In the future days, which we seek to make secure, we look forward to a world founded upon four essential human freedoms.

The first is freedom of speech and expression— everywhere in the world.

The second is freedom of every person to worship God in his own way—everywhere in the world.

The third is freedom from want—which, translated into world terms, means economic understandings which will secure to every nation a healthy peacetime life for its inhabitants—everywhere in the world.

The fourth is freedom from fear—which, translated into world terms, means a world-wide reduction of armaments to such a point and in such a thorough fashion that no nation will be in a position to commit an act of physical aggression against any neighbor—anywhere in the world.

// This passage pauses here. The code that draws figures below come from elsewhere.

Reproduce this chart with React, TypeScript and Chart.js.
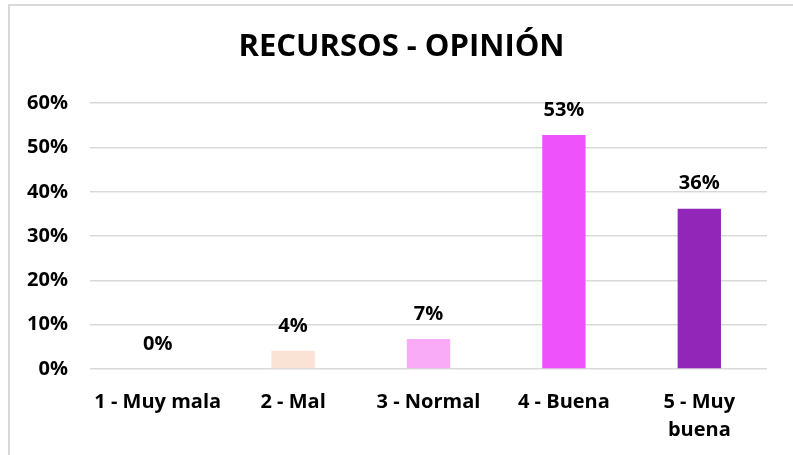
import React, { useEffect, useRef } from "react";
import { Chart, registerables } from "chart.js";

Chart.register(...registerables);

const categories: (string | string[])[] = ["1 - Muy mala", "2 - Mal", "3 - Normal", "4 - Buena", ["5 - Muy", "buena"]];
const values: number[] = [0, 0.041, 0.068, 0.528, 0.362];
const barColors: string[] = ["#F2F2F2", "#FAE3D4", "#FAABF7", "#EE52FA", "#9126B8"];
const titleText = "RECURSOS - OPINIÓN";

const FONT = "'Open Sans', Lato, sans-serif";
const W = "bold";

const valueLabels = {
  id: "valueLabels",
  afterDatasetsDraw(chart: any) {
    const { ctx } = chart;
    const meta = chart.getDatasetMeta(0);
    ctx.save();
    ctx.font = `${W} 20px ${FONT}`;
    ctx.fillStyle = "#000";
    ctx.textAlign = "center";
    ctx.textBaseline = "middle";
    meta.data.forEach((bar: any, i: number) => {
      const v = values[i];
      ctx.fillText(`${Math.round(v * 100)}%`, bar.x, bar.y - 25);
    });
    ctx.restore();
  },
};

export default function App() {
  const ref = useRef<HTMLCanvasElement | null>(null);
  useEffect(() => {
    if (!ref.current) return;
    const chart = new Chart(ref.current, {
      type: "bar",
      data: {
        labels: categories,
        datasets: [
          {
            data: values,
            backgroundColor: barColors,
            categoryPercentage: 0.64,
            barPercentage: 0.5,
            yAxisID: "y",
          },
        ],
      },
      options: {
        responsive: false,
        animation: false,
        layout: { padding: { left: 0, right: 0, top: 0, bottom: 0 } },
        plugins: {
          legend: { display: false },
          tooltip: { enabled: false },
          title: {
            display: true,
            text: titleText,
            color: "#000",
            font: { family: FONT, size: 31, weight: W as any, lineHeight: 1.2 },
            padding: { top: 23, bottom: 37 },
          },
        },
        scales: {
          x: {
            grid: { display: false, drawTicks: false },
            border: { display: false },
            afterFit: (s: any) => {
              s.height = 86;
            },
            ticks: {
              color: "#000",
              font: { family: FONT, size: 20, weight: W as any, lineHeight: 1.4 },
              padding: 19,
              maxRotation: 0,
              autoSkip: false,
            },
          },
          y: {
            position: "left",
            min: 0,
            max: 0.6,
            grid: { color: "#D9D9D9", lineWidth: 1.5, drawTicks: false },
            border: { display: false },
            afterFit: (s: any) => {
              s.width = 80;
            },
            ticks: {
              stepSize: 0.1,
              color: "#000",
              padding: 22,
              font: { family: FONT, size: 20, weight: W as any },
              callback: (v: any) => `${Math.round(Number(v) * 100)}%`,
            },
          },
          ySpacer: {
            position: "right",
            min: 0,
            max: 1,
            grid: { display: false, drawTicks: false },
            border: { display: false },
            ticks: { display: false },
            afterFit: (s: any) => {
              s.width = 26;
            },
          },
        } as any,
      },
      plugins: [valueLabels],
    });
    return () => chart.destroy();
  }, []);

  return (
    <div
      style={{
        position: "fixed",
        left: 8,
        top: 4,
        width: 785,
        height: 451,
        boxSizing: "border-box",
        borderLeft: "2px solid #D9D9D9",
        borderTop: "2px solid #D9D9D9",
        background: "#fff",
      }}
    >
      <canvas ref={ref} width={783} height={449} style={{ display: "block" }} />
    </div>
  );
}
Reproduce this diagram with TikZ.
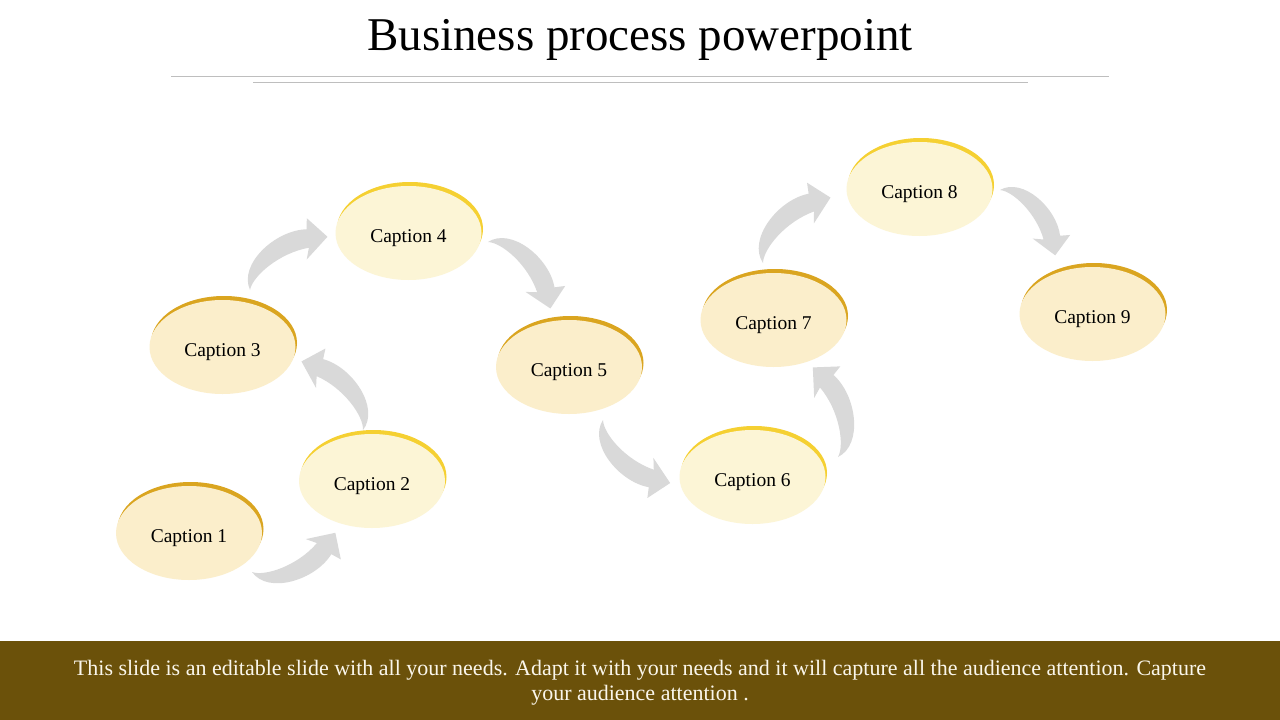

That is no vision of a distant millennium. It is a definite basis for a kind of world attainable in our own time and generation. That kind of world is the very antithesis of the so-called new order of tyranny which the dictators seek to create with the crash of a bomb.

To that new order we oppose the greater conception—the moral order. A good society is able to face schemes of world domination and foreign revolutions alike without fear.

Since the beginning of our American history, we have been engaged in change—in a perpetual peaceful revolution—a revolution which goes on steadily, quietly adjusting itself to changing conditions— without the concentration camp or the quick-lime in the ditch. The world order which we seek is the cooperation of free countries, working together in a friendly, civilized society.

This nation has placed its destiny in the hands and heads and hearts of its millions of free men and women; and its faith in freedom under the guidance of God. Freedom means the supremacy of human rights everywhere. Our support goes to those who struggle to gain those rights or keep them. Our strength is our unity of purpose. To that high concept there can be no end save victory.